Mais, selon nos différents interlocuteurs, ce qui fait défaut aux entrepreneurs africains en Chine, c'est leur orientation vers l'export. «Ces dernières années, il est devenu de plus en plus compliqué de faire du business en Chine, surtout en direction de l'Afrique. Les opportunités sont devenues rares, depuis que la Chine s'est réveillée», explique Kamal Mediouni, faisant allusion à l'offensive chinoise sur le continent. «Rares sont les ressortissants africains qui font du business en adressant le marché local, et quand ils le font, il s'agit généralement d'importer des ressources naturelles, comme l'or ou le diamant ou encore des huiles naturelles», ajoute-t-il.

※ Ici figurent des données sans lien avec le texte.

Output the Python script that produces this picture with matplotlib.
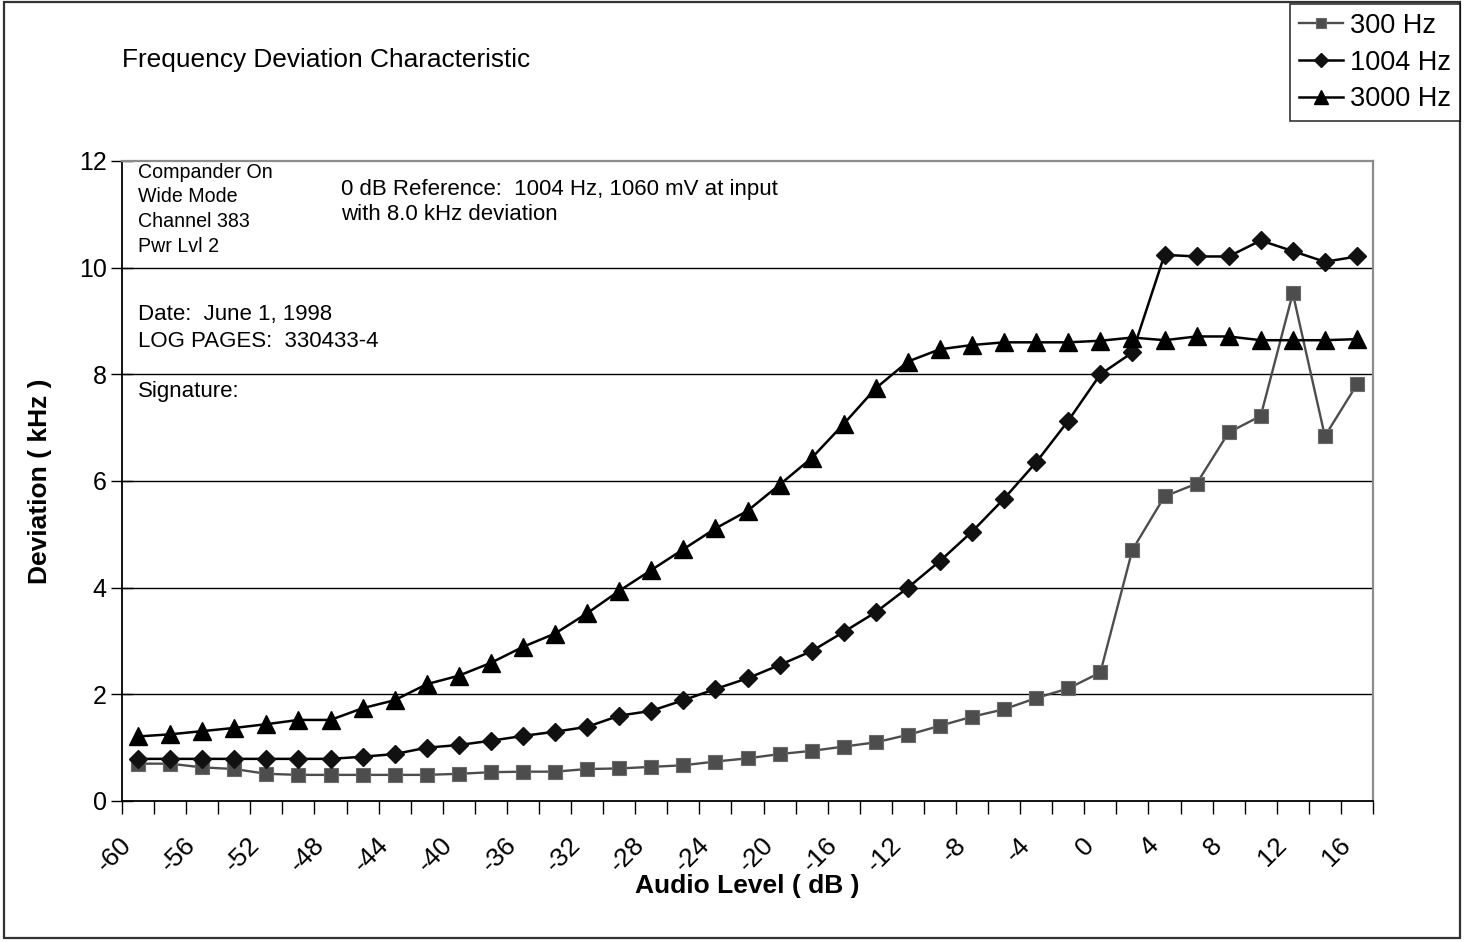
import matplotlib
matplotlib.use("Agg")
import matplotlib.pyplot as plt
from matplotlib.patches import Rectangle
from matplotlib.transforms import ScaledTranslation
import numpy as np

plt.rcParams['font.family'] = ['Liberation Sans', 'DejaVu Sans']

# Audio level categories (dB) and measured deviation (kHz)
audio_level = list(range(-60, 18, 2))
dev_300 = [0.70, 0.70, 0.63, 0.60, 0.51, 0.49, 0.49, 0.49, 0.49, 0.49, 0.51, 0.54, 0.55,
           0.55, 0.60, 0.61, 0.64, 0.67, 0.74, 0.80, 0.88, 0.94, 1.02, 1.10, 1.24, 1.41,
           1.58, 1.72, 1.93, 2.11, 2.41,
           4.71, 5.71, 5.95, 6.91, 7.22, 9.52, 6.84, 7.81]
dev_1004 = [0.79, 0.79, 0.79, 0.79, 0.79, 0.79, 0.79, 0.83, 0.88, 1.00, 1.05, 1.13, 1.22,
            1.30, 1.39, 1.60, 1.69, 1.89, 2.10, 2.30, 2.55, 2.81, 3.17, 3.54, 4.00, 4.50,
            5.05, 5.67, 6.35, 7.13, 8.00, 8.41,
            10.24, 10.21, 10.21, 10.51, 10.31, 10.11, 10.21]
dev_3000 = [1.21, 1.25, 1.31, 1.37, 1.44, 1.52, 1.52, 1.74, 1.89, 2.19, 2.35, 2.59, 2.89,
            3.14, 3.52, 3.94, 4.33, 4.72, 5.11, 5.44, 5.93, 6.43, 7.07, 7.74, 8.24, 8.47,
            8.55, 8.60, 8.60, 8.60, 8.63, 8.69, 8.64, 8.71, 8.71, 8.64, 8.64, 8.64, 8.66]
series_labels = ['300 Hz', '1004 Hz', '3000 Hz']
x_tick_values = list(range(-60, 17, 4))
y_ticks = [0, 2, 4, 6, 8, 10, 12]

W, H = 1469, 942
fig = plt.figure(figsize=(W / 100, H / 100), dpi=100)

def fx(px):
    return px / W

def fy(py):
    return 1 - py / H

# chart-area border
fig.patches.append(Rectangle((fx(4), fy(938)), fx(1460) - fx(4), fy(2) - fy(938),
                             transform=fig.transFigure, fill=False,
                             edgecolor='#333333', linewidth=1.6))

ax = fig.add_axes([fx(122), fy(801), fx(1373) - fx(122), fy(161) - fy(801)])

gray = '#4d4d4d'
l1, = ax.plot(audio_level, dev_300, color=gray, lw=1.7, marker='s', ms=10,
              mfc=gray, mec='#6a6a6a', mew=0.8, zorder=3)
l2, = ax.plot(audio_level, dev_1004, color='black', lw=1.8, marker='D', ms=9.5,
              mfc='#111111', mec='#111111', zorder=4)
l3, = ax.plot(audio_level, dev_3000, color='black', lw=1.8, marker='^', ms=12.5,
              mfc='black', mec='black', zorder=5)

ax.set_xlim(-61, 17)
ax.set_ylim(0, 12)

# horizontal gridlines
for yv in y_ticks[1:-1]:
    ax.axhline(yv, color='black', lw=1.0, zorder=1)

ax.set_yticks(y_ticks)
ax.set_yticklabels([str(v) for v in y_ticks], fontsize=18)
ax.tick_params(axis='y', direction='inout', length=16, width=1.0, pad=3)

ax.set_xticks(x_tick_values)
ax.set_xticklabels([str(v) for v in x_tick_values], fontsize=19, rotation=45,
                   ha='right', va='center', rotation_mode='anchor')
ax.set_xticks(np.arange(-61, 18, 2), minor=True)
ax.tick_params(axis='x', which='major', length=0, pad=29)
ax.tick_params(axis='x', which='minor', direction='out', length=9, width=1.0)
offset = ScaledTranslation(-10 / 100, 0, fig.dpi_scale_trans)
for lab in ax.get_xticklabels():
    lab.set_transform(lab.get_transform() + offset)

for side in ['left', 'bottom']:
    ax.spines[side].set_color('black')
    ax.spines[side].set_linewidth(1.3)
for side in ['top', 'right']:
    ax.spines[side].set_color('#8c8c8c')
    ax.spines[side].set_linewidth(1.6)

ax.set_xlabel('Audio Level ( dB )', fontsize=19, fontweight='bold')
ax.xaxis.set_label_coords(0.5, -(886 - 801) / 640)
ax.xaxis.label.set_va('center')
ax.set_ylabel('Deviation ( kHz )', fontsize=19, fontweight='bold')
ax.yaxis.set_label_coords(-(122 - 40) / 1251, 0.5)
ax.yaxis.label.set_va('center')

# titles and notes
fig.text(fx(122), fy(67), 'Frequency Deviation Characteristic', fontsize=18.9,
         ha='left', va='baseline')
for txt, base in [('Compander On', 178), ('Wide Mode', 202.5),
                  ('Channel 383', 227), ('Pwr Lvl 2', 251.5)]:
    fig.text(fx(138), fy(base), txt, fontsize=14.1, ha='left', va='baseline')
fig.text(fx(341), fy(195), '0 dB Reference:  1004 Hz, 1060 mV at input', fontsize=16,
         ha='left', va='baseline')
fig.text(fx(341), fy(220), 'with 8.0 kHz deviation', fontsize=16,
         ha='left', va='baseline')
fig.text(fx(138), fy(320), 'Date:  June 1, 1998', fontsize=16, ha='left', va='baseline')
fig.text(fx(138), fy(347), 'LOG PAGES:  330433-4', fontsize=16, ha='left', va='baseline')
fig.text(fx(138), fy(397), 'Signature:', fontsize=16, ha='left', va='baseline')

leg = fig.legend([l1, l2, l3], series_labels, loc='upper right',
                 bbox_to_anchor=(fx(1460), fy(4)), bbox_transform=fig.transFigure,
                 fontsize=19.5, frameon=True, fancybox=False, borderaxespad=0,
                 handlelength=1.65, handletextpad=0.26, labelspacing=0.4,
                 borderpad=0.32, markerscale=0.75)
leg.get_frame().set_edgecolor('black')
leg.get_frame().set_linewidth(1.2)

fig.savefig('out.png', dpi=100)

Or, sur le terrain de l'importation, les Africains de Chine ne peuvent que très difficilement faire le poids avec toutes les grosses firmes publiques et privées en partenariat avec les gouvernements africains.

«Si l'entrepreneur cible le marché local et développe un projet à destination des Chinois, cela marche à tous les coups !», assure Simon El Alaoui. «Les Chinois sont nombreux et deviennent de plus en plus une société de consommation. Il faut juste trouver la bonne affaire, le bon produit, le truc qui les intéresse», insiste-t-il. Mais encore faut-il maitriser la langue locale. Selon Kamal Mediouni, l'anglais permet généralement de s'en sortir. «Mais il n'empêche que le Mandarin permet une meilleure intégration et donc une meilleure capacité de négociation avec les hommes d'affaires chinois. C'est pour cela que la communauté d'hommes d'affaires africains ou étrangers en général s'inscrivent aux cours de mandarins donnés dans presque toutes les universités du pays», argue-t-il. A ce propos, Martha Makuena déclarait à la BBC en février 2013 : «pour construire une affaire solide en Chine, le plus important c'est la langue. Quand vous maitrisez une langue, vous pouvez comprendre les gens du pays, leur situation, leur besoin».